:: DATA BLOCK ::
:::

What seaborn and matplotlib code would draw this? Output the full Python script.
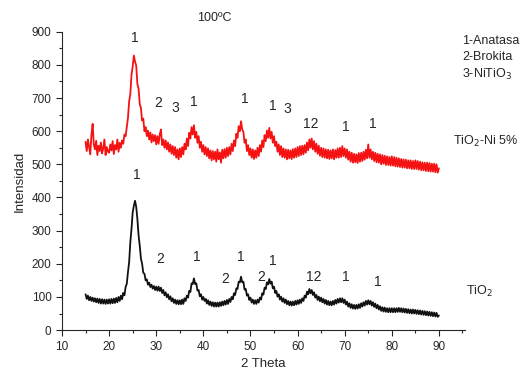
import matplotlib
matplotlib.use("Agg")
import matplotlib.pyplot as plt
import numpy as np
import pandas as pd
import seaborn as sns

# 2 Theta, paso 0.25 grados (15 -> 90)
two_theta = np.arange(15.0, 90.001, 0.25)

# TiO2-Ni 5% (rojo)
int_ni = [568, 540, 575, 552, 530, 590, 622, 560, 545, 571, 528, 556, 540, 566, 533, 549, 575, 528, 552, 538,
          535, 560, 542, 570, 531, 558, 545, 575, 538, 565, 550, 572, 562, 590, 585, 612, 640, 690, 712, 770,
          795, 828, 810, 798, 742, 728, 682, 670, 632, 638, 600, 612, 585, 602, 575, 596, 566, 590, 570, 588,
          560, 585, 562, 590, 605, 558, 575, 550, 572, 545, 566, 538, 560, 532, 555, 528, 552, 520, 545, 515,
          548, 522, 552, 530, 562, 545, 578, 555, 595, 578, 612, 590, 618, 580, 598, 565, 585, 550, 568, 538,
          558, 530, 552, 525, 548, 518, 542, 512, 540, 515, 538, 508, 545, 515, 536, 505, 544, 518, 546, 520,
          550, 525, 552, 530, 562, 540, 572, 555, 592, 580, 615, 600, 630, 605, 598, 565, 575, 540, 558, 528,
          548, 520, 545, 516, 542, 520, 550, 525, 558, 538, 572, 552, 588, 570, 602, 580, 610, 578, 598, 565,
          585, 555, 568, 538, 560, 528, 555, 522, 548, 520, 545, 515, 544, 518, 542, 516, 546, 520, 548, 522,
          552, 525, 555, 528, 556, 530, 558, 535, 566, 542, 575, 550, 578, 545, 570, 538, 562, 532, 556, 526,
          550, 522, 548, 520, 545, 518, 544, 516, 542, 518, 545, 515, 543, 520, 548, 520, 550, 522, 555, 525,
          548, 520, 545, 514, 538, 508, 535, 505, 532, 506, 530, 504, 534, 508, 535, 510, 538, 514, 544, 518,
          560, 520, 545, 515, 538, 510, 535, 506, 532, 505, 530, 500, 528, 502, 526, 498, 524, 498, 522, 496,
          524, 496, 522, 494, 520, 493, 518, 492, 516, 490, 515, 490, 514, 488, 512, 488, 512, 486, 510, 486,
          512, 486, 510, 484, 508, 482, 506, 482, 505, 480, 505, 479, 504, 478, 502, 478, 502, 476, 500, 475,
          488]

# TiO2 (negro)
int_tio2 = [108, 94, 104, 90, 100, 88, 98, 86, 96, 84, 95, 82, 94, 80, 93, 80, 92, 79, 92, 80,
            93, 80, 94, 81, 95, 82, 97, 84, 100, 88, 104, 93, 112, 105, 130, 140, 175, 205, 265, 305,
            355, 375, 390, 372, 335, 286, 255, 216, 200, 173, 170, 150, 153, 137, 143, 130, 137, 125, 133, 121,
            131, 119, 131, 118, 128, 112, 121, 105, 114, 99, 108, 93, 102, 87, 96, 82, 92, 79, 90, 78,
            90, 78, 92, 79, 96, 88, 104, 98, 118, 115, 141, 139, 156, 139, 141, 119, 121, 102, 108, 92,
            100, 88, 94, 80, 90, 76, 86, 73, 84, 71, 83, 71, 83, 71, 84, 73, 86, 75, 88, 77,
            91, 79, 94, 85, 100, 93, 111, 106, 126, 124, 146, 144, 161, 144, 146, 122, 124, 104, 108, 91,
            98, 83, 92, 79, 90, 79, 92, 83, 98, 92, 111, 107, 128, 124, 144, 138, 154, 140, 146, 126,
            131, 112, 118, 101, 108, 92, 101, 86, 96, 82, 92, 78, 88, 75, 86, 74, 86, 75, 88, 77,
            90, 79, 92, 82, 96, 88, 104, 98, 116, 108, 124, 111, 121, 106, 114, 98, 106, 91, 101, 87,
            98, 84, 94, 80, 91, 77, 88, 75, 86, 75, 88, 77, 91, 80, 94, 83, 96, 84, 96, 82,
            92, 77, 86, 71, 81, 67, 78, 65, 76, 64, 76, 65, 78, 67, 81, 71, 84, 74, 88, 77,
            90, 78, 88, 74, 84, 70, 80, 66, 76, 62, 72, 58, 69, 56, 68, 55, 66, 54, 66, 54,
            66, 54, 66, 54, 66, 55, 67, 55, 66, 54, 65, 53, 64, 52, 63, 51, 62, 50, 62, 50,
            61, 49, 60, 48, 59, 47, 58, 46, 57, 45, 56, 44, 55, 43, 54, 42, 53, 41, 52, 40,
            44]

# etiquetas de picos: (texto, 2theta, intensidad)
picos_ni = [("1", 25.5, 860), ("2", 30.4, 665), ("3", 34.0, 650),
            ("1", 37.9, 668), ("1", 48.9, 675), ("1", 54.7, 655),
            ("3", 57.9, 645), ("12", 62.8, 600), ("1", 70.2, 590),
            ("1", 76.0, 600)]
picos_tio2 = [("1", 25.9, 448), ("2", 30.9, 192), ("1", 38.7, 198),
              ("2", 44.7, 132), ("1", 47.9, 198), ("2", 52.3, 138),
              ("1", 54.7, 186), ("12", 63.4, 140), ("1", 70.2, 138),
              ("1", 77.0, 123)]

df = pd.DataFrame({"theta": np.concatenate([two_theta, two_theta]),
                   "intensidad": int_ni + int_tio2,
                   "muestra": ["Ni"] * len(two_theta) + ["TiO2"] * len(two_theta)})

sns.set_style("ticks")
plt.rcParams['font.family'] = ['Liberation Sans', 'DejaVu Sans']

fig = plt.figure(figsize=(5.3, 3.73), dpi=100)
ax = fig.add_axes([0.117, 0.115, 0.76, 0.8])
sns.lineplot(data=df, x="theta", y="intensidad", hue="muestra",
             palette={"Ni": "#f41212", "TiO2": "#111111"},
             linewidth=1.3, legend=False, ax=ax)

for txt, x, y in picos_ni + picos_tio2:
    ax.text(x, y, txt, ha="center", va="bottom", fontsize=10)

ax.set_xlim(10, 95.5)
ax.set_ylim(0, 900)
ax.set_xticks(range(10, 91, 10))
ax.set_xticks(range(15, 96, 5), minor=True)
ax.set_yticks(range(0, 901, 100))
ax.set_yticks(range(50, 900, 100), minor=True)
ax.tick_params(labelsize=8.5, length=4, width=0.8)
ax.tick_params(which="minor", length=2.5, width=0.8)
ax.set_xlabel("2 Theta", fontsize=9.5)
ax.set_ylabel("Intensidad", fontsize=9.5)
sns.despine(ax=ax)

fig.text(0.405, 0.945, "100ºC", fontsize=9, ha="center")
fig.text(0.872, 0.905, "1-Anatasa\n2-Brokita\n3-NiTiO$_3$", fontsize=9,
         va="top", linespacing=1.35)
fig.text(0.855, 0.612, "TiO$_2$-Ni 5%", fontsize=9)
fig.text(0.88, 0.21, "TiO$_2$", fontsize=9)

fig.savefig("out.png", dpi=100)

:::

:: WRITTEN PROBLEM ::
Starting with the first line of the data above and ending with the line containing "two_theta = np.arange(15.0, 90.001, 0.25)", please restate every line exactly, leaving images out.

:: WRITTEN ANSWER ::
What seaborn and matplotlib code would draw this? Output the full Python script.
import matplotlib
matplotlib.use("Agg")
import matplotlib.pyplot as plt
import numpy as np
import pandas as pd
import seaborn as sns

# 2 Theta, paso 0.25 grados (15 -> 90)
two_theta = np.arange(15.0, 90.001, 0.25)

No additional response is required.